- **Collected data**
========

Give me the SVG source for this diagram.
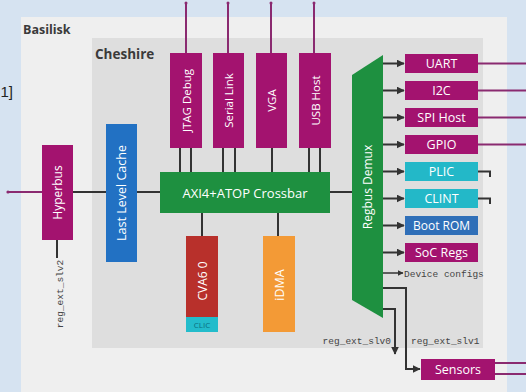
<svg xmlns="http://www.w3.org/2000/svg" width="526" height="392" viewBox="0 0 526 392">
<defs>
<marker id="ah" viewBox="0 0 6 6" refX="5.5" refY="3" markerWidth="4" markerHeight="4" orient="auto"><path d="M0,0 L6,3 L0,6 z" fill="#333"/></marker>
<style>
.lbl{font-family:"Open Sans","Liberation Sans",sans-serif;fill:#fff;text-anchor:middle;dominant-baseline:central}
.ttl{font-family:"Open Sans","Liberation Sans",sans-serif;font-weight:bold;fill:#3a3a3a}
.mono{font-family:"Liberation Mono","DejaVu Sans Mono",monospace;font-size:9.5px;fill:#444}
.mag{fill:#a3136f}
.ln{stroke:#333;stroke-width:2;fill:none}
.lm{stroke:#8a2a70;stroke-width:2;fill:none}
</style>
</defs>
<rect x="0" y="0" width="526" height="392" fill="#d6e3f1"/>
<text x="13" y="97" text-anchor="end" font-family="Liberation Sans,sans-serif" font-size="15" fill="#222">1]</text>
<g id="basilisk"><rect x="21" y="17" width="486" height="375" fill="#efefef"/><text class="ttl" x="23" y="34" font-size="12.5">Basilisk</text></g>
<g id="cheshire"><rect x="92" y="38" width="391" height="310" fill="#dedede"/><text class="ttl" x="95" y="59" font-size="13.5">Cheshire</text></g>
<g id="connectors">
<path class="lm" d="M8,192 H42"/><circle cx="8" cy="192" r="1.6" fill="#8a2a70"/>
<path class="ln" d="M73,192 H106 M137,192 H160 M330,192 H352"/>
<path class="ln" d="M57,240 V258"/>
<path class="lm" d="M186,3 V53 M228,3 V53 M271,3 V53 M314,3 V53"/>
<circle cx="186" cy="3" r="1.5" fill="#8a2a70"/><circle cx="228" cy="3" r="1.5" fill="#8a2a70"/><circle cx="271" cy="3" r="1.5" fill="#8a2a70"/><circle cx="314" cy="3" r="1.5" fill="#8a2a70"/>
<path class="ln" d="M180,148 V172 M191,148 V172 M223,148 V172 M235,148 V172 M272,148 V172 M309,148 V172 M320,148 V172"/>
<path class="ln" d="M202,213 V236 M278,213 V236"/>
<g class="ln" marker-end="url(#ah)">
<path d="M383,63.5 H404"/><path d="M383,90.5 H404"/><path d="M383,117.5 H404"/><path d="M383,144.5 H404"/>
<path d="M383,171.5 H404"/><path d="M383,198.5 H404"/><path d="M383,225.5 H404"/><path d="M383,252.5 H404"/>
<path d="M383,273 H403" stroke-width="1.5"/>
<path d="M383,309 H395 V354"/>
<path d="M383,288 H406 V369 H420"/>
</g>
<path class="lm" d="M478,63.5 H526 M478,90.5 H526 M478,117.5 H526 M478,144.5 H526 M495,363 H526 M495,374 H526"/>
<path class="ln" stroke-width="1.5" d="M478,171.5 H490 V177 M478,198.5 H490 V204"/>
</g>
<g id="hyperbus"><rect class="mag" x="42" y="145" width="31" height="95"/><text class="lbl" transform="translate(57.5,192.5) rotate(-90)" font-size="12">Hyperbus</text></g>
<text class="mono" transform="translate(60,294) rotate(-90)" text-anchor="middle" dominant-baseline="central">reg_ext_slv2</text>
<g id="llc"><rect x="106" y="124" width="31" height="138" fill="#2271c3"/><text class="lbl" transform="translate(121.5,193) rotate(-90)" font-size="12.5">Last Level Cache</text></g>
<g id="jtag"><rect class="mag" x="170" y="53" width="32" height="95"/><text class="lbl" transform="translate(186,100.5) rotate(-90)" font-size="11.5">JTAG Debug</text></g>
<g id="serial"><rect class="mag" x="213" y="53" width="31" height="95"/><text class="lbl" transform="translate(228.5,100.5) rotate(-90)" font-size="11.5">Serial Link</text></g>
<g id="vga"><rect class="mag" x="256" y="53" width="31" height="95"/><text class="lbl" transform="translate(271.5,100.5) rotate(-90)" font-size="11.5">VGA</text></g>
<g id="usb"><rect class="mag" x="299" y="53" width="32" height="95"/><text class="lbl" transform="translate(315,100.5) rotate(-90)" font-size="11.5">USB Host</text></g>
<g id="xbar"><rect x="160" y="172" width="170" height="41" fill="#1e9040"/><text class="lbl" x="245" y="192.5" font-size="13">AXI4+ATOP Crossbar</text></g>
<g id="cva6"><rect x="186" y="236" width="32" height="81" fill="#b8302b"/><text class="lbl" transform="translate(202,281) rotate(-90)" font-size="12">CVA6 0</text></g>
<g id="clic"><rect x="186" y="317" width="32" height="15" fill="#23bccb"/><text class="lbl" x="202" y="324.5" font-size="8" fill="#0b6f80" style="fill:#0b6f80">CLIC</text></g>
<g id="idma"><rect x="263" y="236" width="32" height="96" fill="#f39a36"/><text class="lbl" transform="translate(279,285) rotate(-90)" font-size="12.5">iDMA</text></g>
<g id="demux"><polygon points="352,75 383,55 383,318 352,300" fill="#1e9040"/><text class="lbl" transform="translate(367.5,187) rotate(-90)" font-size="12">Regbus Demux</text></g>
<g id="uart"><rect class="mag" x="405" y="54" width="73" height="19"/><text class="lbl" x="441.5" y="63.5" font-size="12.5">UART</text></g>
<g id="i2c"><rect class="mag" x="405" y="81" width="73" height="19"/><text class="lbl" x="441.5" y="90.5" font-size="12.5">I2C</text></g>
<g id="spi"><rect class="mag" x="405" y="108" width="73" height="19"/><text class="lbl" x="441.5" y="117.5" font-size="12.5">SPI Host</text></g>
<g id="gpio"><rect class="mag" x="405" y="135" width="73" height="19"/><text class="lbl" x="441.5" y="144.5" font-size="12.5">GPIO</text></g>
<g id="plic"><rect x="405" y="162" width="73" height="19" fill="#23b8c8"/><text class="lbl" x="441.5" y="171.5" font-size="12.5">PLIC</text></g>
<g id="clint"><rect x="405" y="189" width="73" height="19" fill="#23b8c8"/><text class="lbl" x="441.5" y="198.5" font-size="12.5">CLINT</text></g>
<g id="bootrom"><rect x="405" y="216" width="73" height="19" fill="#2f6fb8"/><text class="lbl" x="441.5" y="225.5" font-size="12">Boot ROM</text></g>
<g id="socregs"><rect class="mag" x="405" y="243" width="73" height="19"/><text class="lbl" x="441.5" y="252.5" font-size="12.5">SoC Regs</text></g>
<text class="mono" x="404" y="276.5" font-size="10">Device configs</text>
<text class="mono" x="391" y="344" text-anchor="end">reg_ext_slv0</text>
<text class="mono" x="411" y="344">reg_ext_slv1</text>
<g id="sensors"><rect class="mag" x="421" y="359" width="74" height="21"/><text class="lbl" x="458" y="369.5" font-size="12.5">Sensors</text></g>
</svg>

========

- **Job**
Copy out all the data without changing anything, and drop the pictures.

- **Answer to this problem**
Give me the SVG source for this diagram.
<svg xmlns="http://www.w3.org/2000/svg" width="526" height="392" viewBox="0 0 526 392">
<defs>
<marker id="ah" viewBox="0 0 6 6" refX="5.5" refY="3" markerWidth="4" markerHeight="4" orient="auto"><path d="M0,0 L6,3 L0,6 z" fill="#333"/></marker>
<style>
.lbl{font-family:"Open Sans","Liberation Sans",sans-serif;fill:#fff;text-anchor:middle;dominant-baseline:central}
.ttl{font-family:"Open Sans","Liberation Sans",sans-serif;font-weight:bold;fill:#3a3a3a}
.mono{font-family:"Liberation Mono","DejaVu Sans Mono",monospace;font-size:9.5px;fill:#444}
.mag{fill:#a3136f}
.ln{stroke:#333;stroke-width:2;fill:none}
.lm{stroke:#8a2a70;stroke-width:2;fill:none}
</style>
</defs>
<rect x="0" y="0" width="526" height="392" fill="#d6e3f1"/>
<text x="13" y="97" text-anchor="end" font-family="Liberation Sans,sans-serif" font-size="15" fill="#222">1]</text>
<g id="basilisk"><rect x="21" y="17" width="486" height="375" fill="#efefef"/><text class="ttl" x="23" y="34" font-size="12.5">Basilisk</text></g>
<g id="cheshire"><rect x="92" y="38" width="391" height="310" fill="#dedede"/><text class="ttl" x="95" y="59" font-size="13.5">Cheshire</text></g>
<g id="connectors">
<path class="lm" d="M8,192 H42"/><circle cx="8" cy="192" r="1.6" fill="#8a2a70"/>
<path class="ln" d="M73,192 H106 M137,192 H160 M330,192 H352"/>
<path class="ln" d="M57,240 V258"/>
<path class="lm" d="M186,3 V53 M228,3 V53 M271,3 V53 M314,3 V53"/>
<circle cx="186" cy="3" r="1.5" fill="#8a2a70"/><circle cx="228" cy="3" r="1.5" fill="#8a2a70"/><circle cx="271" cy="3" r="1.5" fill="#8a2a70"/><circle cx="314" cy="3" r="1.5" fill="#8a2a70"/>
<path class="ln" d="M180,148 V172 M191,148 V172 M223,148 V172 M235,148 V172 M272,148 V172 M309,148 V172 M320,148 V172"/>
<path class="ln" d="M202,213 V236 M278,213 V236"/>
<g class="ln" marker-end="url(#ah)">
<path d="M383,63.5 H404"/><path d="M383,90.5 H404"/><path d="M383,117.5 H404"/><path d="M383,144.5 H404"/>
<path d="M383,171.5 H404"/><path d="M383,198.5 H404"/><path d="M383,225.5 H404"/><path d="M383,252.5 H404"/>
<path d="M383,273 H403" stroke-width="1.5"/>
<path d="M383,309 H395 V354"/>
<path d="M383,288 H406 V369 H420"/>
</g>
<path class="lm" d="M478,63.5 H526 M478,90.5 H526 M478,117.5 H526 M478,144.5 H526 M495,363 H526 M495,374 H526"/>
<path class="ln" stroke-width="1.5" d="M478,171.5 H490 V177 M478,198.5 H490 V204"/>
</g>
<g id="hyperbus"><rect class="mag" x="42" y="145" width="31" height="95"/><text class="lbl" transform="translate(57.5,192.5) rotate(-90)" font-size="12">Hyperbus</text></g>
<text class="mono" transform="translate(60,294) rotate(-90)" text-anchor="middle" dominant-baseline="central">reg_ext_slv2</text>
<g id="llc"><rect x="106" y="124" width="31" height="138" fill="#2271c3"/><text class="lbl" transform="translate(121.5,193) rotate(-90)" font-size="12.5">Last Level Cache</text></g>
<g id="jtag"><rect class="mag" x="170" y="53" width="32" height="95"/><text class="lbl" transform="translate(186,100.5) rotate(-90)" font-size="11.5">JTAG Debug</text></g>
<g id="serial"><rect class="mag" x="213" y="53" width="31" height="95"/><text class="lbl" transform="translate(228.5,100.5) rotate(-90)" font-size="11.5">Serial Link</text></g>
<g id="vga"><rect class="mag" x="256" y="53" width="31" height="95"/><text class="lbl" transform="translate(271.5,100.5) rotate(-90)" font-size="11.5">VGA</text></g>
<g id="usb"><rect class="mag" x="299" y="53" width="32" height="95"/><text class="lbl" transform="translate(315,100.5) rotate(-90)" font-size="11.5">USB Host</text></g>
<g id="xbar"><rect x="160" y="172" width="170" height="41" fill="#1e9040"/><text class="lbl" x="245" y="192.5" font-size="13">AXI4+ATOP Crossbar</text></g>
<g id="cva6"><rect x="186" y="236" width="32" height="81" fill="#b8302b"/><text class="lbl" transform="translate(202,281) rotate(-90)" font-size="12">CVA6 0</text></g>
<g id="clic"><rect x="186" y="317" width="32" height="15" fill="#23bccb"/><text class="lbl" x="202" y="324.5" font-size="8" fill="#0b6f80" style="fill:#0b6f80">CLIC</text></g>
<g id="idma"><rect x="263" y="236" width="32" height="96" fill="#f39a36"/><text class="lbl" transform="translate(279,285) rotate(-90)" font-size="12.5">iDMA</text></g>
<g id="demux"><polygon points="352,75 383,55 383,318 352,300" fill="#1e9040"/><text class="lbl" transform="translate(367.5,187) rotate(-90)" font-size="12">Regbus Demux</text></g>
<g id="uart"><rect class="mag" x="405" y="54" width="73" height="19"/><text class="lbl" x="441.5" y="63.5" font-size="12.5">UART</text></g>
<g id="i2c"><rect class="mag" x="405" y="81" width="73" height="19"/><text class="lbl" x="441.5" y="90.5" font-size="12.5">I2C</text></g>
<g id="spi"><rect class="mag" x="405" y="108" width="73" height="19"/><text class="lbl" x="441.5" y="117.5" font-size="12.5">SPI Host</text></g>
<g id="gpio"><rect class="mag" x="405" y="135" width="73" height="19"/><text class="lbl" x="441.5" y="144.5" font-size="12.5">GPIO</text></g>
<g id="plic"><rect x="405" y="162" width="73" height="19" fill="#23b8c8"/><text class="lbl" x="441.5" y="171.5" font-size="12.5">PLIC</text></g>
<g id="clint"><rect x="405" y="189" width="73" height="19" fill="#23b8c8"/><text class="lbl" x="441.5" y="198.5" font-size="12.5">CLINT</text></g>
<g id="bootrom"><rect x="405" y="216" width="73" height="19" fill="#2f6fb8"/><text class="lbl" x="441.5" y="225.5" font-size="12">Boot ROM</text></g>
<g id="socregs"><rect class="mag" x="405" y="243" width="73" height="19"/><text class="lbl" x="441.5" y="252.5" font-size="12.5">SoC Regs</text></g>
<text class="mono" x="404" y="276.5" font-size="10">Device configs</text>
<text class="mono" x="391" y="344" text-anchor="end">reg_ext_slv0</text>
<text class="mono" x="411" y="344">reg_ext_slv1</text>
<g id="sensors"><rect class="mag" x="421" y="359" width="74" height="21"/><text class="lbl" x="458" y="369.5" font-size="12.5">Sensors</text></g>
</svg>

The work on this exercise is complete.